My favorite convention-related joke coursing through the web is a Hurricane Issac weather map accompanied by the headline "Giant uterus heads for GOP convention," wedding conservatives' twin fixations of denying climate change and thwarting women's reproductive health. (If more Republicans believed in global warming, maybe they wouldn't have scheduled their late-summer gathering on the Gulf Coast.)

Fortunately for Smith, his daughter made the right choice, that is, the one that was best for him. Though it's unclear what the candidate meant by "But fortunately for me, I didn't have to . . ." Force her to have his grandchild?

Less fortunately for Smith, Pennsylvanians aren't inclined to choose the way he thinks. In a recent Inquirer poll, he trailed Sen. Bob Casey by a positively Santorum 19 points. Casey is also opposed to abortion, though he would make exceptions in the case of rape, incest, or if the mother's health is endangered. The first two incidents would, by their very horror, seem to endanger the mother's mental health should she be forced to have the child.

Frankly, I'm grateful for candidates like Smith and Akin who speak their minds, giving truth to stupid rather than airbrushing their thoughts for the general electorate.

Unfiltered blurting tends to happen when science is denied, logic eschewed, empathy abandoned, and candidates remain so cocooned in a warm bath of money and sycophants as to believe that their every utterance is a jewel.
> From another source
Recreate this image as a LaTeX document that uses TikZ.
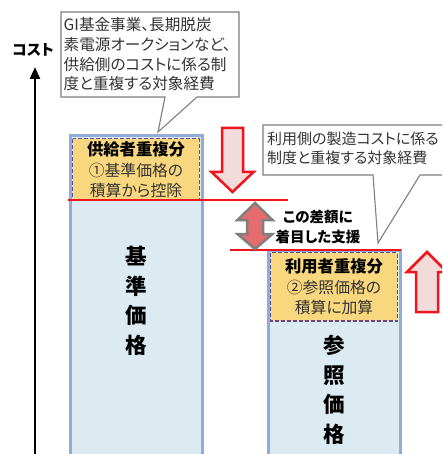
\documentclass[tikz,border=0pt]{standalone}
\usepackage{fontspec}
\usetikzlibrary{arrows.meta}
\setmainfont{Noto Sans CJK JP}[RawFeature=+palt]
\definecolor{barblue}{HTML}{91ACD8}
\definecolor{barfill}{HTML}{DCEAF2}
\definecolor{dupyellow}{HTML}{F9D77E}
\definecolor{dashpurple}{HTML}{5F4B8B}
\definecolor{linered}{HTML}{F0141E}
\definecolor{pinkfill}{HTML}{F2DCDB}
\definecolor{midred}{HTML}{E46C6C}
\definecolor{arrowgray}{HTML}{7F7F7F}
\definecolor{txtgray}{HTML}{333333}
\tikzset{
  barbox/.style={draw=barblue, fill=barfill, line width=3pt},
  dupbox/.style={draw=dashpurple, fill=dupyellow, line width=1.3pt, dash pattern=on 4pt off 2pt},
  redline/.style={draw=linered, line width=2.8pt},
  blockarrow/.style={draw=linered, fill=pinkfill, line width=2.5pt, line join=miter},
  diffarrow/.style={draw=arrowgray, fill=midred, line width=2.5pt, line join=miter},
  callout/.style={draw=arrowgray, fill=white, line width=1.1pt, line join=miter},
  callouttext/.style={text=txtgray, align=left, inner sep=0pt, font=\fontsize{15.6}{19.7}\selectfont},
  duptext/.style={text=txtgray, align=center, inner sep=0pt, font=\fontsize{15.8}{20.5}\selectfont},
  bigtext/.style={text=black, align=center, inner sep=0pt, font=\bfseries\fontsize{21.5}{29.5}\selectfont},
  boldlabel/.style={text=black, align=center, inner sep=0pt, font=\bfseries\fontsize{14.5}{20}\selectfont},
}
\begin{document}
\begin{tikzpicture}[x=1pt, y=-1pt]
\clip (0,0) rectangle (442,454);
\fill[white] (0,0) rectangle (442,454);

% axis
\coordinate (axisbot) at (35,460);
\coordinate (axistop) at (35,67);
\draw[line width=2.3pt, -{Triangle[length=12pt, width=10pt]}] (axisbot) -- (axistop);
\node[boldlabel, font=\bfseries\fontsize{15}{16}\selectfont] (costlbl) at (33,50) {コスト};

% left bar
\draw[barbox] (70,136) rectangle (202,470);
\draw[dupbox] (72.8,138.8) rectangle (199.2,200);
\node[duptext] (supdup) at (136,170) {\textbf{\color{black}\fontsize{16.3}{20.5}\selectfont 供給者重複分}\\①基準価格の\\積算から控除};
\node[bigtext] (kijun) at (136,301) {基\\準\\価\\格};

% right bar
\draw[barbox] (268,250) rectangle (400,470);
\draw[dupbox] (270.8,252.8) rectangle (397.2,321);
\node[duptext] (usedup) at (334,287) {\textbf{\color{black}\fontsize{16.3}{20.5}\selectfont 利用者重複分}\\②参照価格の\\積算に加算};
\node[bigtext] (sansho) at (334,390) {参\\照\\価\\格};

% red lines
\coordinate (l1a) at (68,200);
\coordinate (l1b) at (288,200);
\coordinate (l2a) at (230,250);
\coordinate (l2b) at (401,250);
\draw[redline] (l1a) -- (l1b);
\draw[redline] (l2a) -- (l2b);

% down arrow
\draw[blockarrow] (222,128) -- (243,128) -- (243,172) -- (253.5,172) -- (232.5,192)
  -- (211.5,172) -- (222,172) -- cycle;
% up arrow
\draw[blockarrow] (416,312) -- (438,312) -- (438,272) -- (447,272) -- (427,252)
  -- (407,272) -- (416,272) -- cycle;
% difference arrow
\draw[diffarrow] (255,203) -- (272.5,220) -- (263,220) -- (263,234) -- (272.5,234)
  -- (255,249) -- (237.5,234) -- (247,234) -- (247,220) -- (237.5,220) -- cycle;
\node[boldlabel] (difflbl) at (318,227) {この差額に\\着目した支援};

% callout 1
\draw[callout] (61,12) -- (239,12) -- (239,97) -- (197,97) -- (158,132) -- (165,97)
  -- (61,97) -- cycle;
\node[callouttext, anchor=north west] (call1) at (63.5,17.5)
  {GI基金事業、長期脱炭\\素電源オークションなど、\\供給側のコストに係る制\\度と重複する対象経費};

% callout 2
\draw[callout] (263,125) -- (452,125) -- (452,175) -- (420,175) -- (378,243) -- (373,175)
  -- (263,175) -- cycle;
\node[callouttext, anchor=north west, font=\fontsize{15}{18.3}\selectfont] (call2) at (267,132)
  {利用側の製造コストに係る\\制度と重複する対象経費};
\end{tikzpicture}
\end{document}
Akin, Mr. Legitimate Rape, is now known to four out of five voters, according to a new poll, though perhaps not in the way he might have wished. Tom Smith, a candidate who has been as forgettable as his name, is now linked to rape and his unedited thoughts on his daughter's unintended pregnancy, in more than a million Google items and growing.

But then, Smith made no abortions with no exceptions one of his core issues. He's not ready for the Senate. He's not even close.